ご挨拶

日本武道学会第56回大会開催挨拶|日本武道学会会長 大保木 輝雄

コロナ禍による規制が解け、4年ぶりの対面開催となった本大会は、ポーランドの研究団体「IMACSSS(International Martial Arts and Combat Sports Scientific Society)」との共催となりました。本大会に至るまでの大会委員の方々のご尽力と武道に対する情熱に対し、あらためて敬意を表します。また、会場をご提供頂いた大阪教育大学の太田順康先生をはじめ関西支部会員の皆様に感謝申し上げます。

思いおこせば、本学会の大会において海外を視野に入れた企画の画期となったのは、2012年の第45回大会でした。本部企画として「武道の捉え方-世界の動向-」と題する国際シンポジウムが開催され、大韓武道学会の金正幸会長とIMACSSSのW.J.シナルスキー会長及び百鬼史訓本学会会長をパネラーとする鼎談を機に国際学会開催が目指され、翌年の第46回大会と第50回大会でそれぞれ2回目と3回目の国際シンポジウムが開催されました。この流れから言えば第55回大会で4回目となる国際シンポジウムが企画されるはずでしたがコロナ禍により先延ばしとなり、本年度の開催となりました。

本大会では、W.J.シナルスキー会長による「ヨーロッパの武道研究事情」と題する特別講演が実施されます。また、本部企画としては「多様『性』と武道」と題したシンポジウムを開催します。これは、第51回大会から実施された「生涯武道」をキーワードとしたシンポジウムの開催を契機に、「女性の武道」など多様なテーマへの着目を経て、武道における多様性への許容力が確認されるといった一連の流れを踏まえての企画です。多様な「性」と武道についての多角的な論議が期待されます。また発表については、従来の三部門(自然、人文・社会、指導法)に加え、国際セッションがオンデマンド形式で実施されます。

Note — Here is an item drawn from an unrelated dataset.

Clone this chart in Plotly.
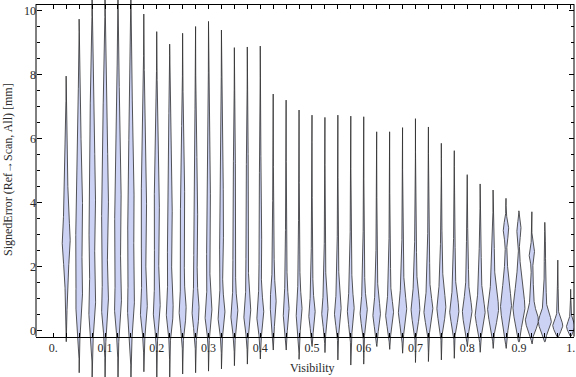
import numpy as np
import plotly.graph_objects as go

# ---------------- data ----------------
visibility = [0.025, 0.05, 0.075, 0.1, 0.125, 0.15, 0.175, 0.2, 0.225, 0.25,
              0.275, 0.3, 0.325, 0.35, 0.375, 0.4, 0.425, 0.45, 0.475, 0.5,
              0.525, 0.55, 0.575, 0.6, 0.625, 0.65, 0.675, 0.7, 0.725, 0.75,
              0.775, 0.8, 0.825, 0.85, 0.875, 0.9, 0.925, 0.95, 0.975, 1.0]

err_max = [7.95, 9.73, 10.6, 10.6, 10.6, 10.6, 9.89, 9.34, 8.95, 9.29,
           9.50, 9.66, 9.39, 8.84, 8.86, 8.89, 7.39, 7.20, 6.89, 6.73,
           6.66, 6.73, 6.70, 6.68, 6.21, 6.21, 6.34, 6.62, 6.36, 5.85,
           5.62, 4.87, 4.58, 4.39, 4.13, 3.74, 3.71, 3.38, 2.20, 1.29]

err_min = [-0.35, -1.32, -1.5, -1.5, -1.5, -1.5, -1.29, -1.5, -1.5, -1.36,
           -1.32, -1.27, -1.20, -1.10, -1.05, -0.89, -0.61, -0.61, -0.90, -0.50,
           -0.69, -0.92, -1.08, -1.05, -0.50, -0.59, -0.71, -1.00, -0.97, -0.92,
           -0.87, -0.50, -0.68, -0.56, -0.56, -0.35, -0.42, -0.35, -0.19, -0.17]

# density modes (centre, spread, relative weight) for each violin
mode1_mu = [2.7, 0.8, 0.7, 0.7, 0.7, 0.7, 0.6, 0.6, 0.6, 0.6,
            0.6, 0.5, 0.5, 0.5, 0.5, 0.5, 0.8, 0.6, 0.6, 0.5,
            0.55, 0.55, 0.6, 0.55, 0.5, 0.5, 0.6, 0.65, 0.6, 0.7,
            0.6, 0.55, 0.5, 0.65, 0.7, 0.65, 0.3, 0.25, 0.15, 0.12]
mode1_sd = [0.7, 0.6, 0.6, 0.6, 0.6, 0.6, 0.5, 0.5, 0.5, 0.5,
            0.5, 0.45, 0.45, 0.45, 0.45, 0.45, 0.5, 0.45, 0.45, 0.4,
            0.4, 0.4, 0.45, 0.4, 0.4, 0.4, 0.45, 0.45, 0.4, 0.45,
            0.4, 0.4, 0.4, 0.45, 0.5, 0.45, 0.28, 0.25, 0.18, 0.15]
mode1_w = [1.0, 0.7, 0.8, 0.8, 0.8, 0.8, 0.9, 0.9, 0.9, 1.0,
           1.0, 1.0, 1.0, 1.0, 1.0, 1.0, 1.0, 1.0, 1.0, 1.0,
           1.0, 1.0, 1.0, 1.0, 1.0, 1.0, 1.0, 1.0, 1.0, 1.0,
           1.0, 1.0, 1.0, 1.0, 1.0, 1.0, 1.0, 1.0, 1.0, 1.0]

mode2_mu = [4.6, 3.4, 3.8, 3.8, 3.6, 3.6, 3.4, 3.3, 3.2, 3.2,
            3.2, 3.2, 3.3, 3.0, 3.0, 2.8, 2.2, 2.0, 2.0, 1.8,
            1.8, 1.8, 1.9, 1.8, 1.7, 1.7, 1.7, 1.8, 1.8, 1.8,
            1.7, 1.6, 1.5, 1.6, 1.6, 1.5, 1.1, 1.0, 0.8, 0.5]
mode2_sd = [1.4, 1.6, 1.8, 1.8, 1.8, 1.8, 1.7, 1.7, 1.6, 1.6,
            1.6, 1.5, 1.5, 1.5, 1.5, 1.5, 1.2, 1.1, 1.1, 1.0,
            1.0, 1.0, 1.0, 1.0, 0.9, 0.9, 0.9, 0.9, 0.9, 0.9,
            0.9, 0.8, 0.8, 0.7, 0.7, 0.6, 0.5, 0.5, 0.4, 0.25]
mode2_w = [0.45, 1.0, 1.0, 1.0, 1.0, 1.0, 0.9, 0.85, 0.8, 0.75,
           0.7, 0.7, 0.65, 0.55, 0.5, 0.45, 0.35, 0.3, 0.3, 0.28,
           0.28, 0.28, 0.3, 0.28, 0.25, 0.25, 0.28, 0.3, 0.3, 0.3,
           0.28, 0.28, 0.3, 0.3, 0.35, 0.4, 0.3, 0.25, 0.15, 0.15]

mode3_mu = [0.9, 6.5, 7.2, 7.2, 7.0, 7.0, 6.6, 6.2, 6.0, 6.0,
            6.0, 6.0, 6.0, 5.8, 5.8, 5.6, 4.2, 4.0, 4.0, 3.8,
            3.8, 3.8, 3.8, 3.8, 3.6, 3.6, 3.6, 3.6, 3.6, 3.6,
            3.4, 3.0, 2.9, 2.8, 3.15, 3.15, 2.4, 2.5, 1.7, 0.9]
mode3_sd = [0.5, 1.2, 1.3, 1.3, 1.3, 1.3, 1.2, 1.2, 1.2, 1.2,
            1.2, 1.2, 1.2, 1.2, 1.2, 1.2, 1.2, 1.2, 1.2, 1.2,
            1.2, 1.2, 1.2, 1.2, 1.2, 1.2, 1.2, 1.2, 1.2, 1.0,
            1.0, 0.8, 0.6, 0.5, 0.25, 0.22, 0.22, 0.3, 0.3, 0.2]
mode3_w = [0.25, 0.3, 0.35, 0.35, 0.35, 0.3, 0.3, 0.25, 0.25, 0.25,
           0.2, 0.2, 0.2, 0.15, 0.15, 0.12, 0.1, 0.08, 0.08, 0.07,
           0.07, 0.07, 0.07, 0.07, 0.06, 0.06, 0.06, 0.06, 0.06, 0.06,
           0.06, 0.08, 0.1, 0.15, 0.55, 0.4, 0.45, 0.15, 0.04, 0.03]

# widest half-width of each violin, in Visibility units
peak_halfwidth = [0.0077, 0.0068, 0.0068, 0.0068, 0.0068, 0.0068, 0.0068, 0.0068, 0.0068, 0.0068,
                  0.0068, 0.0068, 0.0068, 0.0068, 0.0068, 0.0068, 0.0058, 0.0058, 0.0058, 0.0062,
                  0.0062, 0.0066, 0.0066, 0.0070, 0.0073, 0.0077, 0.0081, 0.0085, 0.0087, 0.0087,
                  0.0089, 0.0093, 0.0097, 0.0106, 0.0106, 0.0116, 0.0126, 0.0126, 0.0097, 0.0081]

x_major = [0.0, 0.1, 0.2, 0.3, 0.4, 0.5, 0.6, 0.7, 0.8, 0.9, 1.0]
x_major_text = ["0.", "0.1", "0.2", "0.3", "0.4", "0.5", "0.6", "0.7", "0.8", "0.9", "1."]
y_major = [0, 2, 4, 6, 8, 10]
y_major_text = ["0", "2", "4", "6", "8", "10"]

# ---------------- figure ----------------
X_RANGE = [-0.0334, 1.0064]
Y_RANGE = [-1.453, 10.328]
Y_AXIS_AT = -0.194
Y_TOP = 10.2

FILL = "rgb(204,210,243)"
EDGE = "rgba(45,45,45,0.8)"

fig = go.Figure()

for i, v in enumerate(visibility):
    ys = np.linspace(err_min[i], err_max[i], 400)
    dens = (mode1_w[i] * np.exp(-0.5 * ((ys - mode1_mu[i]) / mode1_sd[i]) ** 2)
            + mode2_w[i] * np.exp(-0.5 * ((ys - mode2_mu[i]) / mode2_sd[i]) ** 2)
            + mode3_w[i] * np.exp(-0.5 * ((ys - mode3_mu[i]) / mode3_sd[i]) ** 2))
    hw = peak_halfwidth[i] * dens / dens.max()
    px = np.concatenate([v + hw, (v - hw)[::-1], [v + hw[0]]])
    py = np.concatenate([ys, ys[::-1], [ys[0]]])
    fig.add_trace(go.Scatter(x=px, y=py, mode="lines", fill="toself",
                             fillcolor=FILL, line=dict(color=EDGE, width=1),
                             hoverinfo="skip", showlegend=False))

# dummy trace for the frame axes
fig.add_trace(go.Scatter(x=[None], y=[None], xaxis="x2", yaxis="y2",
                         showlegend=False, hoverinfo="skip"))

x_minor = [v for v in visibility if round(v * 40) % 4 != 0]
y_minor = [k * 0.5 for k in range(1, 21) if k % 4 != 0]

tickfont = dict(family="Liberation Serif", size=12, color="#2a2a2a")
axis_common = dict(showgrid=False, zeroline=False, ticks="inside", automargin=False,
                   tickcolor="black", tickwidth=1, linecolor="black", linewidth=1)

x_pos = (Y_AXIS_AT - Y_RANGE[0]) / (Y_RANGE[1] - Y_RANGE[0])
x2_pos = (Y_TOP - Y_RANGE[0]) / (Y_RANGE[1] - Y_RANGE[0])

fig.update_layout(
    width=576, height=377,
    margin=dict(l=36, r=2, t=0, b=0, autoexpand=False),
    paper_bgcolor="white", plot_bgcolor="white",
    showlegend=False,
    xaxis=dict(range=X_RANGE, anchor="free", position=x_pos,
               tickmode="array", tickvals=x_major, ticktext=x_major_text,
               ticklen=4, showline=True, tickfont=tickfont,
               minor=dict(tickvals=x_minor, ticks="inside", ticklen=4,
                          tickcolor="black", tickwidth=1),
               **axis_common),
    xaxis2=dict(range=X_RANGE, overlaying="x", side="top", anchor="free",
                position=x2_pos, tickmode="array", tickvals=x_major,
                showticklabels=False, ticklen=4, showline=True,
                minor=dict(tickvals=x_minor, ticks="inside", ticklen=4,
                           tickcolor="black", tickwidth=1),
                **axis_common),
    yaxis=dict(range=Y_RANGE, anchor="free", position=0,
               tickmode="array", tickvals=y_major, ticktext=y_major_text,
               ticklen=5, showline=False, tickfont=tickfont,
               minor=dict(tickvals=y_minor, ticks="inside", ticklen=3,
                          tickcolor="black", tickwidth=1),
               **axis_common),
    yaxis2=dict(range=Y_RANGE, overlaying="y", side="right", anchor="free",
                position=1, tickmode="array", tickvals=y_major,
                showticklabels=False, ticklen=5, showline=False,
                minor=dict(tickvals=y_minor, ticks="inside", ticklen=3,
                           tickcolor="black", tickwidth=1),
                **axis_common),
    shapes=[
        dict(type="line", xref="paper", yref="y", x0=0, x1=0,
             y0=Y_AXIS_AT, y1=Y_TOP, line=dict(color="black", width=1)),
        dict(type="line", xref="paper", yref="y", x0=1, x1=1,
             y0=Y_AXIS_AT, y1=Y_TOP, line=dict(color="black", width=1)),
    ],
    annotations=[
        dict(text="Visibility", xref="paper", yref="paper",
             x=(312 - 36) / 538, y=(377 - 368) / 377,
             xanchor="center", yanchor="middle", showarrow=False,
             font=dict(family="Liberation Serif", size=12, color="#2a2a2a")),
        dict(text="SignedError (Ref\u2192Scan, All) [mm]", xref="paper", yref="paper",
             x=(8 - 36) / 538, y=(377 - 170) / 377, textangle=-90,
             xanchor="center", yanchor="middle", showarrow=False,
             font=dict(family="Liberation Serif", size=12, color="#2a2a2a")),
    ],
)

fig.write_html("out.html", config={"displayModeBar": False},
               post_script="document.body.style.margin='0px';document.body.style.padding='0px';")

ここ数年続いたコロナ禍により、対面の在り方が規制されました。私たちはそれなりの不便を抱えながらIT機器の活用により新たな人と人の関係を構築し、対面でなくても出来ることや対面でなければ出来ないことを明瞭にしてきたように思います。このような事情は世界共通の現象です。コロナ禍は期せずして、日常生活における人と人との直接的な関係の在り方である「対面」の意味を問い直す契機となりました。「病気」になって初めて「健康」の有難さに気づくように、それまで当たり前で気にも留めていなかった「対面」そのものに関心を向け始めたのです。そのような状況下で、私は当たり前のこととして疑いを挟まなかったこの「対面性」こそが、武道文化を読み解くキーワードになるのではなのではないか、と考えるようになりました。しかも、武道が大前提にする「対面」の仕方は、エチケットやマナーといった礼儀が重要とされる日常においては無礼とされかねないような、相手から目を背けずしっかり向き合うことなのです。これをどう捉え、いかに読み解きましょうか。先行き不明瞭、多様性が当たり前の世界において、武道の世界こそが、人種・性別・年齢を超えた「対面」の在り方を細微にわたって示してきたのではないか。そんな妄想が浮かんできます。

皆様の内側に膨らんでいる想いが今回の大会を通じて、真剣な「対面」の場で飛び交うことを願って止みません。